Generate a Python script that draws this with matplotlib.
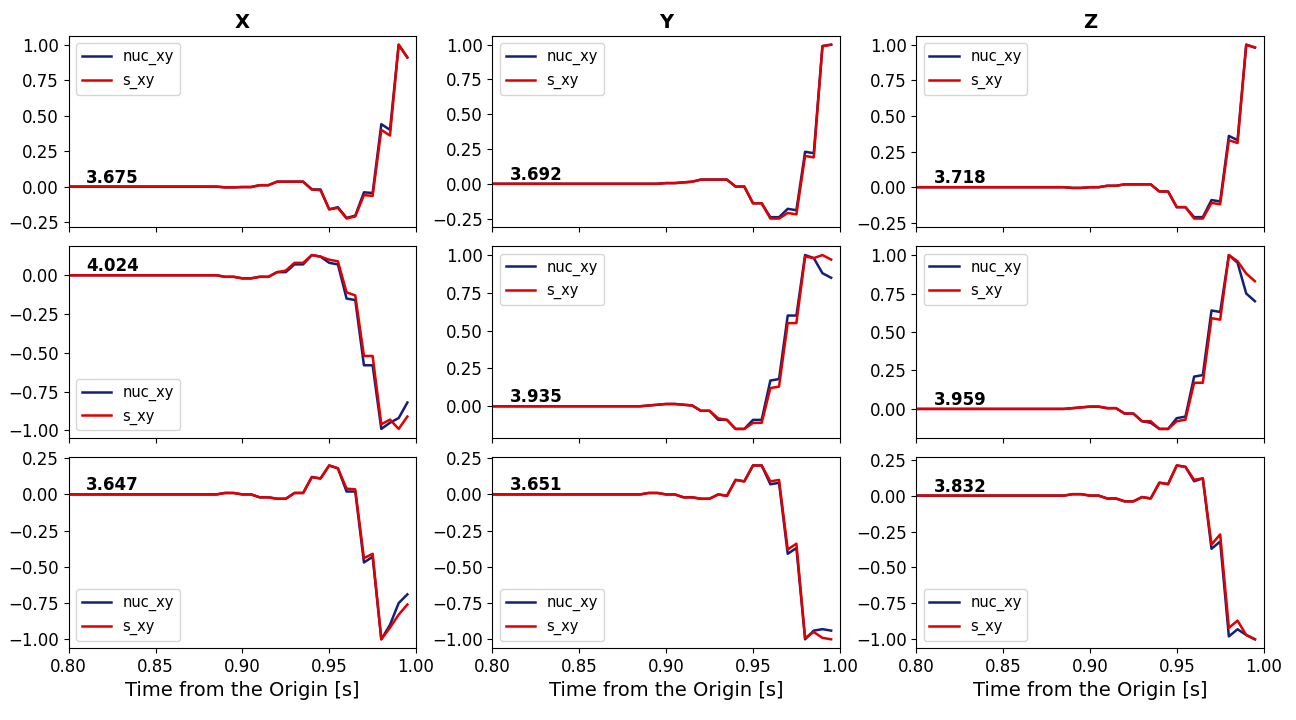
import matplotlib
matplotlib.use('Agg')
import matplotlib.pyplot as plt
from matplotlib.ticker import MultipleLocator
import numpy as np

t = np.round(np.arange(0.8, 0.9999, 0.005), 3)
lead = [0.0] * 18  # 0.800 .. 0.885 are flat

nuc = {
    (0, 0): lead + [-0.005, -0.005, -0.003, -0.003, 0.01, 0.01, 0.035, 0.035, 0.035, 0.035, -0.02, -0.02, -0.16, -0.145, -0.22, -0.205, -0.04, -0.045, 0.44, 0.40, 1.0, 0.91],
    (0, 1): lead + [0.0, 0.0, 0.005, 0.005, 0.01, 0.015, 0.03, 0.03, 0.03, 0.03, -0.02, -0.02, -0.14, -0.14, -0.24, -0.24, -0.18, -0.19, 0.23, 0.22, 0.99, 1.0],
    (0, 2): lead + [-0.005, -0.005, 0.0, 0.0, 0.01, 0.01, 0.02, 0.02, 0.02, 0.02, -0.03, -0.03, -0.14, -0.14, -0.21, -0.21, -0.09, -0.10, 0.36, 0.33, 1.0, 0.98],
    (1, 0): lead + [-0.01, -0.01, -0.02, -0.02, -0.01, -0.01, 0.02, 0.02, 0.07, 0.07, 0.13, 0.12, 0.08, 0.07, -0.15, -0.16, -0.58, -0.58, -0.99, -0.95, -0.92, -0.82],
    (1, 1): lead + [0.005, 0.01, 0.015, 0.015, 0.01, 0.005, -0.03, -0.03, -0.09, -0.09, -0.15, -0.15, -0.09, -0.09, 0.17, 0.18, 0.6, 0.6, 1.0, 0.98, 0.88, 0.85],
    (1, 2): lead + [0.005, 0.01, 0.015, 0.015, 0.005, 0.005, -0.03, -0.03, -0.08, -0.09, -0.13, -0.13, -0.06, -0.05, 0.21, 0.22, 0.64, 0.63, 1.0, 0.95, 0.75, 0.70],
    (2, 0): lead + [0.01, 0.01, 0.0, 0.0, -0.02, -0.02, -0.03, -0.03, 0.01, 0.01, 0.12, 0.11, 0.2, 0.18, 0.02, 0.02, -0.47, -0.43, -1.0, -0.9, -0.75, -0.69],
    (2, 1): lead + [0.01, 0.01, 0.0, 0.0, -0.02, -0.02, -0.03, -0.03, 0.0, -0.01, 0.1, 0.09, 0.2, 0.2, 0.07, 0.08, -0.41, -0.37, -1.0, -0.94, -0.93, -0.94],
    (2, 2): lead + [0.01, 0.01, 0.0, 0.0, -0.02, -0.02, -0.04, -0.04, -0.01, -0.02, 0.09, 0.08, 0.21, 0.2, 0.1, 0.12, -0.37, -0.32, -0.98, -0.93, -0.97, -1.0],
}
s = {
    (0, 0): lead + [-0.005, -0.005, -0.003, -0.003, 0.01, 0.01, 0.035, 0.035, 0.035, 0.035, -0.02, -0.025, -0.16, -0.15, -0.225, -0.21, -0.06, -0.065, 0.40, 0.36, 1.0, 0.91],
    (0, 1): lead + [0.0, 0.0, 0.005, 0.005, 0.01, 0.015, 0.03, 0.03, 0.03, 0.03, -0.02, -0.02, -0.14, -0.14, -0.25, -0.25, -0.21, -0.22, 0.20, 0.19, 0.99, 1.0],
    (0, 2): lead + [-0.005, -0.005, 0.0, 0.0, 0.01, 0.01, 0.02, 0.02, 0.02, 0.02, -0.03, -0.03, -0.14, -0.14, -0.22, -0.22, -0.11, -0.12, 0.33, 0.31, 1.0, 0.98],
    (1, 0): lead + [-0.01, -0.01, -0.02, -0.02, -0.01, -0.01, 0.02, 0.03, 0.08, 0.08, 0.13, 0.12, 0.10, 0.09, -0.11, -0.13, -0.52, -0.52, -0.96, -0.93, -0.99, -0.91],
    (1, 1): lead + [0.005, 0.01, 0.015, 0.015, 0.01, 0.005, -0.03, -0.03, -0.08, -0.09, -0.15, -0.15, -0.11, -0.11, 0.12, 0.13, 0.55, 0.55, 0.99, 0.98, 1.0, 0.97],
    (1, 2): lead + [0.005, 0.01, 0.015, 0.015, 0.005, 0.005, -0.03, -0.03, -0.08, -0.08, -0.13, -0.13, -0.08, -0.07, 0.17, 0.17, 0.59, 0.58, 1.0, 0.96, 0.88, 0.83],
    (2, 0): lead + [0.01, 0.01, 0.0, 0.0, -0.02, -0.02, -0.03, -0.03, 0.01, 0.01, 0.12, 0.11, 0.2, 0.18, 0.04, 0.035, -0.44, -0.41, -1.0, -0.92, -0.83, -0.76],
    (2, 1): lead + [0.01, 0.01, 0.0, 0.0, -0.02, -0.02, -0.03, -0.03, 0.0, -0.01, 0.1, 0.09, 0.2, 0.2, 0.09, 0.1, -0.38, -0.34, -0.99, -0.95, -0.99, -1.0],
    (2, 2): lead + [0.01, 0.01, 0.0, 0.0, -0.02, -0.02, -0.04, -0.04, -0.01, -0.02, 0.09, 0.08, 0.21, 0.2, 0.11, 0.12, -0.34, -0.27, -0.92, -0.87, -0.97, -1.0],
}
labels = [['3.675', '3.692', '3.718'],
          ['4.024', '3.935', '3.959'],
          ['3.647', '3.651', '3.832']]
titles = ['X', 'Y', 'Z']
legend_loc = [['upper left'] * 3,
              ['lower left', 'upper left', 'upper left'],
              ['lower left'] * 3]

fig, axes = plt.subplots(3, 3, figsize=(12.96, 7.2), dpi=100, sharex=True)
fig.subplots_adjust(left=0.053, right=0.975, top=0.95, bottom=0.1, hspace=0.1, wspace=0.22)

for i in range(3):
    for j in range(3):
        ax = axes[i, j]
        ax.plot(t, nuc[(i, j)], color='#12207a', lw=1.8, label='nuc_xy')
        ax.plot(t, s[(i, j)], color='#e00000', lw=1.8, label='s_xy')
        ax.text(0.81, 0.0, labels[i][j], fontsize=12, fontweight='bold', va='bottom')
        ax.legend(loc=legend_loc[i][j], fontsize=10.5)
        ax.set_xlim(0.8, 1.0)
        ax.yaxis.set_major_locator(MultipleLocator(0.25))
        ax.tick_params(labelsize=12)
        if i == 0:
            ax.set_title(titles[j], fontsize=14, fontweight='bold')
        if i == 2:
            ax.set_xlabel('Time from the Origin [s]', fontsize=14)
            ax.set_xticks([0.8, 0.85, 0.9, 0.95, 1.0])

fig.savefig('out.png')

────────────────────────────────────────

### Given exercise
Copy the material exactly. Do not include the pictures.

### Complete response
Generate a Python script that draws this with matplotlib.
import matplotlib
matplotlib.use('Agg')
import matplotlib.pyplot as plt
from matplotlib.ticker import MultipleLocator
import numpy as np

t = np.round(np.arange(0.8, 0.9999, 0.005), 3)
lead = [0.0] * 18  # 0.800 .. 0.885 are flat

nuc = {
    (0, 0): lead + [-0.005, -0.005, -0.003, -0.003, 0.01, 0.01, 0.035, 0.035, 0.035, 0.035, -0.02, -0.02, -0.16, -0.145, -0.22, -0.205, -0.04, -0.045, 0.44, 0.40, 1.0, 0.91],
    (0, 1): lead + [0.0, 0.0, 0.005, 0.005, 0.01, 0.015, 0.03, 0.03, 0.03, 0.03, -0.02, -0.02, -0.14, -0.14, -0.24, -0.24, -0.18, -0.19, 0.23, 0.22, 0.99, 1.0],
    (0, 2): lead + [-0.005, -0.005, 0.0, 0.0, 0.01, 0.01, 0.02, 0.02, 0.02, 0.02, -0.03, -0.03, -0.14, -0.14, -0.21, -0.21, -0.09, -0.10, 0.36, 0.33, 1.0, 0.98],
    (1, 0): lead + [-0.01, -0.01, -0.02, -0.02, -0.01, -0.01, 0.02, 0.02, 0.07, 0.07, 0.13, 0.12, 0.08, 0.07, -0.15, -0.16, -0.58, -0.58, -0.99, -0.95, -0.92, -0.82],
    (1, 1): lead + [0.005, 0.01, 0.015, 0.015, 0.01, 0.005, -0.03, -0.03, -0.09, -0.09, -0.15, -0.15, -0.09, -0.09, 0.17, 0.18, 0.6, 0.6, 1.0, 0.98, 0.88, 0.85],
    (1, 2): lead + [0.005, 0.01, 0.015, 0.015, 0.005, 0.005, -0.03, -0.03, -0.08, -0.09, -0.13, -0.13, -0.06, -0.05, 0.21, 0.22, 0.64, 0.63, 1.0, 0.95, 0.75, 0.70],
    (2, 0): lead + [0.01, 0.01, 0.0, 0.0, -0.02, -0.02, -0.03, -0.03, 0.01, 0.01, 0.12, 0.11, 0.2, 0.18, 0.02, 0.02, -0.47, -0.43, -1.0, -0.9, -0.75, -0.69],
    (2, 1): lead + [0.01, 0.01, 0.0, 0.0, -0.02, -0.02, -0.03, -0.03, 0.0, -0.01, 0.1, 0.09, 0.2, 0.2, 0.07, 0.08, -0.41, -0.37, -1.0, -0.94, -0.93, -0.94],
    (2, 2): lead + [0.01, 0.01, 0.0, 0.0, -0.02, -0.02, -0.04, -0.04, -0.01, -0.02, 0.09, 0.08, 0.21, 0.2, 0.1, 0.12, -0.37, -0.32, -0.98, -0.93, -0.97, -1.0],
}
s = {
    (0, 0): lead + [-0.005, -0.005, -0.003, -0.003, 0.01, 0.01, 0.035, 0.035, 0.035, 0.035, -0.02, -0.025, -0.16, -0.15, -0.225, -0.21, -0.06, -0.065, 0.40, 0.36, 1.0, 0.91],
    (0, 1): lead + [0.0, 0.0, 0.005, 0.005, 0.01, 0.015, 0.03, 0.03, 0.03, 0.03, -0.02, -0.02, -0.14, -0.14, -0.25, -0.25, -0.21, -0.22, 0.20, 0.19, 0.99, 1.0],
    (0, 2): lead + [-0.005, -0.005, 0.0, 0.0, 0.01, 0.01, 0.02, 0.02, 0.02, 0.02, -0.03, -0.03, -0.14, -0.14, -0.22, -0.22, -0.11, -0.12, 0.33, 0.31, 1.0, 0.98],
    (1, 0): lead + [-0.01, -0.01, -0.02, -0.02, -0.01, -0.01, 0.02, 0.03, 0.08, 0.08, 0.13, 0.12, 0.10, 0.09, -0.11, -0.13, -0.52, -0.52, -0.96, -0.93, -0.99, -0.91],
    (1, 1): lead + [0.005, 0.01, 0.015, 0.015, 0.01, 0.005, -0.03, -0.03, -0.08, -0.09, -0.15, -0.15, -0.11, -0.11, 0.12, 0.13, 0.55, 0.55, 0.99, 0.98, 1.0, 0.97],
    (1, 2): lead + [0.005, 0.01, 0.015, 0.015, 0.005, 0.005, -0.03, -0.03, -0.08, -0.08, -0.13, -0.13, -0.08, -0.07, 0.17, 0.17, 0.59, 0.58, 1.0, 0.96, 0.88, 0.83],
    (2, 0): lead + [0.01, 0.01, 0.0, 0.0, -0.02, -0.02, -0.03, -0.03, 0.01, 0.01, 0.12, 0.11, 0.2, 0.18, 0.04, 0.035, -0.44, -0.41, -1.0, -0.92, -0.83, -0.76],
    (2, 1): lead + [0.01, 0.01, 0.0, 0.0, -0.02, -0.02, -0.03, -0.03, 0.0, -0.01, 0.1, 0.09, 0.2, 0.2, 0.09, 0.1, -0.38, -0.34, -0.99, -0.95, -0.99, -1.0],
    (2, 2): lead + [0.01, 0.01, 0.0, 0.0, -0.02, -0.02, -0.04, -0.04, -0.01, -0.02, 0.09, 0.08, 0.21, 0.2, 0.11, 0.12, -0.34, -0.27, -0.92, -0.87, -0.97, -1.0],
}
labels = [['3.675', '3.692', '3.718'],
          ['4.024', '3.935', '3.959'],
          ['3.647', '3.651', '3.832']]
titles = ['X', 'Y', 'Z']
legend_loc = [['upper left'] * 3,
              ['lower left', 'upper left', 'upper left'],
              ['lower left'] * 3]

fig, axes = plt.subplots(3, 3, figsize=(12.96, 7.2), dpi=100, sharex=True)
fig.subplots_adjust(left=0.053, right=0.975, top=0.95, bottom=0.1, hspace=0.1, wspace=0.22)

for i in range(3):
    for j in range(3):
        ax = axes[i, j]
        ax.plot(t, nuc[(i, j)], color='#12207a', lw=1.8, label='nuc_xy')
        ax.plot(t, s[(i, j)], color='#e00000', lw=1.8, label='s_xy')
        ax.text(0.81, 0.0, labels[i][j], fontsize=12, fontweight='bold', va='bottom')
        ax.legend(loc=legend_loc[i][j], fontsize=10.5)
        ax.set_xlim(0.8, 1.0)
        ax.yaxis.set_major_locator(MultipleLocator(0.25))
        ax.tick_params(labelsize=12)
        if i == 0:
            ax.set_title(titles[j], fontsize=14, fontweight='bold')
        if i == 2:
            ax.set_xlabel('Time from the Origin [s]', fontsize=14)
            ax.set_xticks([0.8, 0.85, 0.9, 0.95, 1.0])

fig.savefig('out.png')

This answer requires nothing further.